§ **EXERCISE INSTRUCTIONS**:
Would you repeat the listing exactly but omit every picture?

##############################

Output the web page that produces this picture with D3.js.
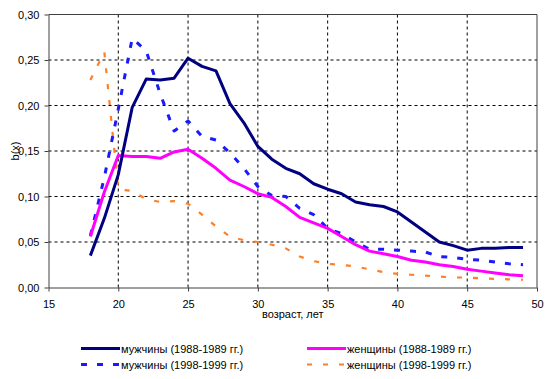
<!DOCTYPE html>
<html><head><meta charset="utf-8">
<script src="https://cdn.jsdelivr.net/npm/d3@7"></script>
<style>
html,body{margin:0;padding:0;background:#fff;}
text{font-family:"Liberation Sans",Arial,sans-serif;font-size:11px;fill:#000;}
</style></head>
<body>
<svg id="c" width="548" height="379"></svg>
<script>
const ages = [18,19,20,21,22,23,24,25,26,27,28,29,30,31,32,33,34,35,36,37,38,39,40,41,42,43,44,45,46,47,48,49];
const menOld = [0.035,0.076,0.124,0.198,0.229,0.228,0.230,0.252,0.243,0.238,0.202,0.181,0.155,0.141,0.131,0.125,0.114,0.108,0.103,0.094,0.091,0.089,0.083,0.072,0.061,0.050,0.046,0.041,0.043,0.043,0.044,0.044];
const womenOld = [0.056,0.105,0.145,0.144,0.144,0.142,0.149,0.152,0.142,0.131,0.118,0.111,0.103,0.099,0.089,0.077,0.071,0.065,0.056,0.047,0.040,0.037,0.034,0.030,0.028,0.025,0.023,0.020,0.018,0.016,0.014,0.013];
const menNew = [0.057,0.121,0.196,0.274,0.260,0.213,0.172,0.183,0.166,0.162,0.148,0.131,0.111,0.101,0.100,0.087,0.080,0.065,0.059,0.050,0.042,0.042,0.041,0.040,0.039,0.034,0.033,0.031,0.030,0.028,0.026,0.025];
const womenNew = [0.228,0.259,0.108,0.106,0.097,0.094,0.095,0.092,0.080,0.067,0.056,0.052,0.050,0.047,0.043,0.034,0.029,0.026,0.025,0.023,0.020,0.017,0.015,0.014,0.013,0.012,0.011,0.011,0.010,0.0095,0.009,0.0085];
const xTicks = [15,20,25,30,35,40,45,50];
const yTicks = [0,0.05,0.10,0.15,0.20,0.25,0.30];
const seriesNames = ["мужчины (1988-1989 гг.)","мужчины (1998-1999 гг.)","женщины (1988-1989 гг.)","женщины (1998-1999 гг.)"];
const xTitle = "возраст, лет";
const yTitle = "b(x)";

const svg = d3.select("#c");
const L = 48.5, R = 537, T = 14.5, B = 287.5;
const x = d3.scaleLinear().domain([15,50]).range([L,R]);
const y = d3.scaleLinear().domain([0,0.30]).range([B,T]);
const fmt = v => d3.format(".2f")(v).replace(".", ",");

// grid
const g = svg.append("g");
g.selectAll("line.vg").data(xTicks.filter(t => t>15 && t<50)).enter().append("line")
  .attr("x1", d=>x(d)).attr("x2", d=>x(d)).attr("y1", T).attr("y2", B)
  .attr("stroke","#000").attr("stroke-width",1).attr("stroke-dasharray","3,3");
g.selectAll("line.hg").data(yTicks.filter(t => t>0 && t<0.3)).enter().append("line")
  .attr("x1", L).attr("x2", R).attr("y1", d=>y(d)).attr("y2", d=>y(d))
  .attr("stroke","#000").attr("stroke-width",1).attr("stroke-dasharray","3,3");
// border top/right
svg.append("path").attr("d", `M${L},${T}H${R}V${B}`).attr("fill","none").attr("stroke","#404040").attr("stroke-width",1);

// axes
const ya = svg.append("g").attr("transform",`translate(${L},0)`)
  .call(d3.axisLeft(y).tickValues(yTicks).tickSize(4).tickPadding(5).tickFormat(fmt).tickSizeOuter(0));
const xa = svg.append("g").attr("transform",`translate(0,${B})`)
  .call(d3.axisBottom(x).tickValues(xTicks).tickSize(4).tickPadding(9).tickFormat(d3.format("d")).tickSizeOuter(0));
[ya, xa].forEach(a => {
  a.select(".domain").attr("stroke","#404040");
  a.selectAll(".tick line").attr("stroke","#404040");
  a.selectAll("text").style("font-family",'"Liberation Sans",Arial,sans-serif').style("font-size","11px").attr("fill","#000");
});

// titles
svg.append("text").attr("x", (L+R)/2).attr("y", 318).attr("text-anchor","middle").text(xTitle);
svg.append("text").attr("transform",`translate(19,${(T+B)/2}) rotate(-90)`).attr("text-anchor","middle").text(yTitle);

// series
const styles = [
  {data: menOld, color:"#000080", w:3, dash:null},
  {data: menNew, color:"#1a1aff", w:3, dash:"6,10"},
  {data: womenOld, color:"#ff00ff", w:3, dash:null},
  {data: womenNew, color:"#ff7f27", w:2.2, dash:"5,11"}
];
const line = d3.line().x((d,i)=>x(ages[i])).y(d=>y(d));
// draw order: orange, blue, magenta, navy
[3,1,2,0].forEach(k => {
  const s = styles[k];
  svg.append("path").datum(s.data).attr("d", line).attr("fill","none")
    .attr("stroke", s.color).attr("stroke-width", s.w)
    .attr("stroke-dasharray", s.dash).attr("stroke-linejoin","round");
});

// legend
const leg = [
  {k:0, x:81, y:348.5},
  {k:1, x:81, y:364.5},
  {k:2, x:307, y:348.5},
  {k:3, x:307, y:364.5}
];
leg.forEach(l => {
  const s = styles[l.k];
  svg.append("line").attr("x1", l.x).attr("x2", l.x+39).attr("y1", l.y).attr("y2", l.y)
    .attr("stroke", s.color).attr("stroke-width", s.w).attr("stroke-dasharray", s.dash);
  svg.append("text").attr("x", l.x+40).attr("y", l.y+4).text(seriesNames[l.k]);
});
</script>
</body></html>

##############################

§ **EXERCISE RESULT**:
Output the web page that produces this picture with D3.js.
<!DOCTYPE html>
<html><head><meta charset="utf-8">
<script src="https://cdn.jsdelivr.net/npm/d3@7"></script>
<style>
html,body{margin:0;padding:0;background:#fff;}
text{font-family:"Liberation Sans",Arial,sans-serif;font-size:11px;fill:#000;}
</style></head>
<body>
<svg id="c" width="548" height="379"></svg>
<script>
const ages = [18,19,20,21,22,23,24,25,26,27,28,29,30,31,32,33,34,35,36,37,38,39,40,41,42,43,44,45,46,47,48,49];
const menOld = [0.035,0.076,0.124,0.198,0.229,0.228,0.230,0.252,0.243,0.238,0.202,0.181,0.155,0.141,0.131,0.125,0.114,0.108,0.103,0.094,0.091,0.089,0.083,0.072,0.061,0.050,0.046,0.041,0.043,0.043,0.044,0.044];
const womenOld = [0.056,0.105,0.145,0.144,0.144,0.142,0.149,0.152,0.142,0.131,0.118,0.111,0.103,0.099,0.089,0.077,0.071,0.065,0.056,0.047,0.040,0.037,0.034,0.030,0.028,0.025,0.023,0.020,0.018,0.016,0.014,0.013];
const menNew = [0.057,0.121,0.196,0.274,0.260,0.213,0.172,0.183,0.166,0.162,0.148,0.131,0.111,0.101,0.100,0.087,0.080,0.065,0.059,0.050,0.042,0.042,0.041,0.040,0.039,0.034,0.033,0.031,0.030,0.028,0.026,0.025];
const womenNew = [0.228,0.259,0.108,0.106,0.097,0.094,0.095,0.092,0.080,0.067,0.056,0.052,0.050,0.047,0.043,0.034,0.029,0.026,0.025,0.023,0.020,0.017,0.015,0.014,0.013,0.012,0.011,0.011,0.010,0.0095,0.009,0.0085];
const xTicks = [15,20,25,30,35,40,45,50];
const yTicks = [0,0.05,0.10,0.15,0.20,0.25,0.30];
const seriesNames = ["мужчины (1988-1989 гг.)","мужчины (1998-1999 гг.)","женщины (1988-1989 гг.)","женщины (1998-1999 гг.)"];
const xTitle = "возраст, лет";
const yTitle = "b(x)";

const svg = d3.select("#c");
const L = 48.5, R = 537, T = 14.5, B = 287.5;
const x = d3.scaleLinear().domain([15,50]).range([L,R]);
const y = d3.scaleLinear().domain([0,0.30]).range([B,T]);
const fmt = v => d3.format(".2f")(v).replace(".", ",");

// grid
const g = svg.append("g");
g.selectAll("line.vg").data(xTicks.filter(t => t>15 && t<50)).enter().append("line")
  .attr("x1", d=>x(d)).attr("x2", d=>x(d)).attr("y1", T).attr("y2", B)
  .attr("stroke","#000").attr("stroke-width",1).attr("stroke-dasharray","3,3");
g.selectAll("line.hg").data(yTicks.filter(t => t>0 && t<0.3)).enter().append("line")
  .attr("x1", L).attr("x2", R).attr("y1", d=>y(d)).attr("y2", d=>y(d))
  .attr("stroke","#000").attr("stroke-width",1).attr("stroke-dasharray","3,3");
// border top/right
svg.append("path").attr("d", `M${L},${T}H${R}V${B}`).attr("fill","none").attr("stroke","#404040").attr("stroke-width",1);

// axes
const ya = svg.append("g").attr("transform",`translate(${L},0)`)
  .call(d3.axisLeft(y).tickValues(yTicks).tickSize(4).tickPadding(5).tickFormat(fmt).tickSizeOuter(0));
const xa = svg.append("g").attr("transform",`translate(0,${B})`)
  .call(d3.axisBottom(x).tickValues(xTicks).tickSize(4).tickPadding(9).tickFormat(d3.format("d")).tickSizeOuter(0));
[ya, xa].forEach(a => {
  a.select(".domain").attr("stroke","#404040");
  a.selectAll(".tick line").attr("stroke","#404040");
  a.selectAll("text").style("font-family",'"Liberation Sans",Arial,sans-serif').style("font-size","11px").attr("fill","#000");
});

// titles
svg.append("text").attr("x", (L+R)/2).attr("y", 318).attr("text-anchor","middle").text(xTitle);
svg.append("text").attr("transform",`translate(19,${(T+B)/2}) rotate(-90)`).attr("text-anchor","middle").text(yTitle);

// series
const styles = [
  {data: menOld, color:"#000080", w:3, dash:null},
  {data: menNew, color:"#1a1aff", w:3, dash:"6,10"},
  {data: womenOld, color:"#ff00ff", w:3, dash:null},
  {data: womenNew, color:"#ff7f27", w:2.2, dash:"5,11"}
];
const line = d3.line().x((d,i)=>x(ages[i])).y(d=>y(d));
// draw order: orange, blue, magenta, navy
[3,1,2,0].forEach(k => {
  const s = styles[k];
  svg.append("path").datum(s.data).attr("d", line).attr("fill","none")
    .attr("stroke", s.color).attr("stroke-width", s.w)
    .attr("stroke-dasharray", s.dash).attr("stroke-linejoin","round");
});

// legend
const leg = [
  {k:0, x:81, y:348.5},
  {k:1, x:81, y:364.5},
  {k:2, x:307, y:348.5},
  {k:3, x:307, y:364.5}
];
leg.forEach(l => {
  const s = styles[l.k];
  svg.append("line").attr("x1", l.x).attr("x2", l.x+39).attr("y1", l.y).attr("y2", l.y)
    .attr("stroke", s.color).attr("stroke-width", s.w).attr("stroke-dasharray", s.dash);
  svg.append("text").attr("x", l.x+40).attr("y", l.y+4).text(seriesNames[l.k]);
});
</script>
</body></html>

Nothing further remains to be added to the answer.